De noord–zuidgeoriënteerde strandwallen zijn in de middeleeuwen de enige doorgaande landroute van West-Friesland naar Den Haag. Dit gebied, Kennemerland, is tevens het kerngebied van de graven van Holland. Haarlem ontstond in het binnenduinlandschap, op een strandwal aan het Spaarne. De eerste vermeldingen van Haarloheim, nederzetting op de hoge zandgrond bij bos, dateren uit de 10e eeuw.

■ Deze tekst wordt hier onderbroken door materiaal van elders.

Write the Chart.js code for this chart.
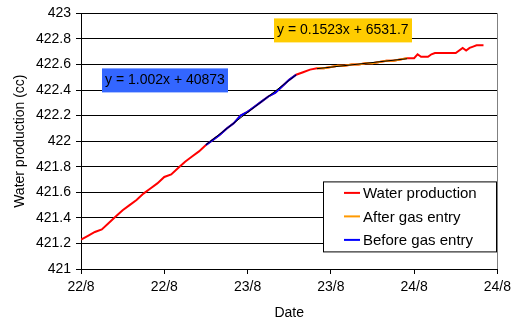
<!DOCTYPE html>
<html>
<head>
<meta charset="utf-8">
<script src="https://cdn.jsdelivr.net/npm/chart.js@4.4.1/dist/chart.umd.min.js"></script>
<style>
  html, body { margin: 0; padding: 0; background: #fff; }
  #wrap { width: 516px; height: 320px; }
</style>
</head>
<body>
<div id="wrap"><canvas id="c" width="516" height="320"></canvas></div>
<script>
// water production vs time (hours from 22/8 00:00)
const hours = [0, 1, 2, 3, 4, 5, 6, 7, 8, 9, 10, 11, 12, 13, 14, 15, 16, 17, 18, 19, 20,
  21, 22, 23, 24, 25, 26, 27, 28, 29, 30, 31, 32, 33, 34, 35, 36, 37, 38, 39, 40,
  41, 42, 43, 44, 45, 46, 47, 48, 48.5, 49, 50, 50.5, 51, 52, 53, 54, 55, 55.5, 56, 56.5, 57, 58];
const water = [421.23, 421.26, 421.29, 421.31, 421.36, 421.41, 421.46, 421.50, 421.54, 421.59, 421.63,
  421.67, 421.72, 421.74, 421.79, 421.84, 421.88, 421.92, 421.97, 422.01, 422.05,
  422.10, 422.14, 422.20, 422.23, 422.27, 422.31, 422.35, 422.38, 422.43, 422.48,
  422.52, 422.54, 422.56, 422.57, 422.57, 422.58, 422.59, 422.59, 422.60, 422.60,
  422.61, 422.61, 422.62, 422.63, 422.63, 422.64, 422.65, 422.65, 422.68, 422.66,
  422.66, 422.68, 422.69, 422.69, 422.69, 422.69, 422.73, 422.71, 422.73, 422.74, 422.75, 422.75];

// time windows of the two fitted segments (hours)
const beforeRange = [18, 31];
const afterRange = [34, 47];

const yTicks = [421, 421.2, 421.4, 421.6, 421.8, 422, 422.2, 422.4, 422.6, 422.8, 423];
const xTickHours = [0, 12, 24, 36, 48, 60];
const xTickLabels = ['22/8', '22/8', '23/8', '23/8', '24/8', '24/8'];

const eqBefore = 'y = 1.002x + 40873';
const eqAfter = 'y = 0.1523x + 6531.7';
const legendItems = [
  { text: 'Water production', color: '#FF0000' },
  { text: 'After gas entry', color: '#FF9900' },
  { text: 'Before gas entry', color: '#0000FF' }
];

const FONT = '"Liberation Sans", Arial, sans-serif';

function pts(range) {
  const out = [];
  hours.forEach((h, i) => { if (h >= range[0] && h <= range[1]) out.push({ x: h, y: water[i] }); });
  return out;
}
function fit(p) {
  const n = p.length;
  let sx = 0, sy = 0, sxx = 0, sxy = 0;
  p.forEach(q => { sx += q.x; sy += q.y; sxx += q.x * q.x; sxy += q.x * q.y; });
  const m = (n * sxy - sx * sy) / (n * sxx - sx * sx);
  const b = (sy - m * sx) / n;
  const x0 = p[0].x, x1 = p[n - 1].x;
  return [{ x: x0, y: m * x0 + b }, { x: x1, y: m * x1 + b }];
}

const beforePts = pts(beforeRange);
const afterPts = pts(afterRange);

const overlay = {
  id: 'overlay',
  afterDraw(chart) {
    const ctx = chart.ctx, a = chart.chartArea;
    ctx.save();
    // right border of plot
    ctx.strokeStyle = '#808080';
    ctx.lineWidth = 1;
    ctx.beginPath();
    ctx.moveTo(Math.round(a.right) + 0.5, a.top);
    ctx.lineTo(Math.round(a.right) + 0.5, a.bottom);
    ctx.stroke();

    // equation labels
    ctx.font = '14px ' + FONT;
    ctx.textBaseline = 'middle';
    ctx.fillStyle = '#3366FF';
    ctx.fillRect(a.left + 21, a.top + 55, 126, 24);
    ctx.fillStyle = '#000';
    ctx.fillText(eqBefore, a.left + 24, a.top + 67);
    ctx.fillStyle = '#FFCC00';
    ctx.fillRect(a.left + 193, a.top + 5, 138, 24);
    ctx.fillStyle = '#000';
    ctx.fillText(eqAfter, a.left + 196, a.top + 17);

    // legend box
    const lx = a.left + 242, ly = a.top + 168, lw = 173, lh = 70;
    ctx.fillStyle = '#fff';
    ctx.fillRect(lx, ly, lw, lh);
    ctx.strokeStyle = '#000';
    ctx.strokeRect(lx + 0.5, ly + 0.5, lw, lh);
    ctx.font = '15px ' + FONT;
    legendItems.forEach((it, i) => {
      const cy = ly + 11.5 + i * 23.5;
      ctx.strokeStyle = it.color;
      ctx.lineWidth = 2;
      ctx.beginPath();
      ctx.moveTo(lx + 21, cy);
      ctx.lineTo(lx + 37, cy);
      ctx.stroke();
      ctx.fillStyle = '#000';
      ctx.fillText(it.text, lx + 40, cy + 1);
    });
    ctx.restore();
  }
};

new Chart(document.getElementById('c'), {
  type: 'line',
  data: {
    datasets: [
      { data: fit(beforePts), borderColor: '#000', borderWidth: 1, order: 1 },
      { data: fit(afterPts), borderColor: '#000', borderWidth: 1, order: 1 },
      { data: beforePts, borderColor: '#0000FF', borderWidth: 2, order: 2 },
      { data: afterPts, borderColor: '#FF9900', borderWidth: 2, order: 2 },
      { data: hours.map((h, i) => ({ x: h, y: water[i] })), borderColor: '#FF0000', borderWidth: 2, order: 3 }
    ]
  },
  options: {
    responsive: false,
    devicePixelRatio: 1,
    animation: false,
    layout: { padding: { top: 13, right: 13, left: 0, bottom: 0 } },
    elements: { point: { radius: 0 }, line: { tension: 0 } },
    plugins: { legend: { display: false }, tooltip: { enabled: false } },
    scales: {
      x: {
        type: 'linear',
        min: 0, max: 60,
        afterBuildTicks: s => { s.ticks = xTickHours.map(v => ({ value: v })); },
        afterFit: s => { s.height = 51; },
        ticks: {
          callback: (v) => xTickLabels[xTickHours.indexOf(v)],
          font: { size: 14, family: FONT }, color: '#000', padding: 5, maxRotation: 0
        },
        grid: { drawOnChartArea: false, tickLength: 5, color: '#000' },
        border: { color: '#000' },
        title: { display: true, text: 'Date', font: { size: 14, family: FONT, lineHeight: 1 }, color: '#000', padding: { top: 0, bottom: 0 } }
      },
      y: {
        min: 421, max: 423,
        afterBuildTicks: s => { s.ticks = yTicks.map(v => ({ value: v })); },
        afterFit: s => { s.width = 81; },
        ticks: {
          callback: v => String(+v.toFixed(1)),
          font: { size: 14, family: FONT }, color: '#000', padding: 5
        },
        grid: { color: '#000', tickLength: 5 },
        border: { color: '#000' },
        title: { display: true, text: 'Water production (cc)', font: { size: 14, family: FONT }, color: '#000', padding: { top: 12, bottom: 0 } }
      }
    }
  },
  plugins: [overlay]
});
</script>
</body>
</html>
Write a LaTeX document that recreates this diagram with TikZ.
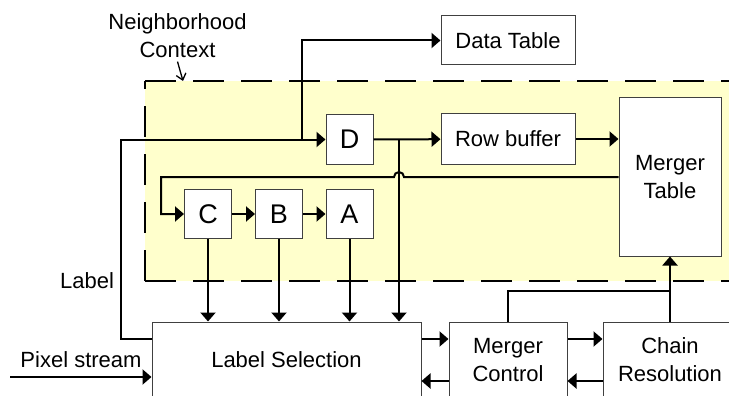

De stad ontwikkelde zich van grafelijk centrum tot een markt- en nijverheidscentrum met haven aan het Spaarne. In 1245 kreeg Haarlem stadsrechten en een eerste omwalling met grachten.

Rond 1580 kwamen veel Vlaamse migranten naar Haarlem. De bebouwing werd verdicht en de stad breidde zich naar het zuiden uit. Daarna bleef de groei van de stad beperkt tot binnen de nieuwe omwalling. In de 19e eeuw leefde de economie weer op. Haarlem werd provinciehoofdstad en garnizoensstad en in 1839 werd tussen Haarlem en Amsterdam Nederlands eerste spoorlijn aangelegd. In de tweede helft van de 19e eeuw werden veel stadsgrachten gedempt. De stad groeide verder naar het noorden en zuiden. Na de Tweede Wereldoorlog werden aan de oostzijde van de stad grootschalige nieuwbouwwijken aangelegd in het veengebied. Nog weer later zijn nieuwe wijken gerealiseerd op lagergelegen strandvlaktes en in de veenweidegebieden ten oosten van Haarlem.

De drie afbeeldingen tonen een 3D-doorsnede van stad en omgeving:

  1. de topografische kaart van de huidige situatie, voor de herkenbaarheid.
  2. de kaart rond 1900, met de bebouwing, waterlopen en bodem aan de oppervlakte en de lagen in de ondergrond tot 30 meter diepte. De ‘gehechte stad’ heeft een logische plek in het natuurlijke systeem.
  3. de kaart van 2018, met daarin de aanhechtingen van de stad tot 1980, waarbij de logische relatie met het natuurlijke systeem meer en meer wordt losgelaten, en de ‘onthechte stadsuitbreidingen’ tot 2018, waarbij er nauwelijks meer sprake is van een logische relatie met het natuurlijke systeem.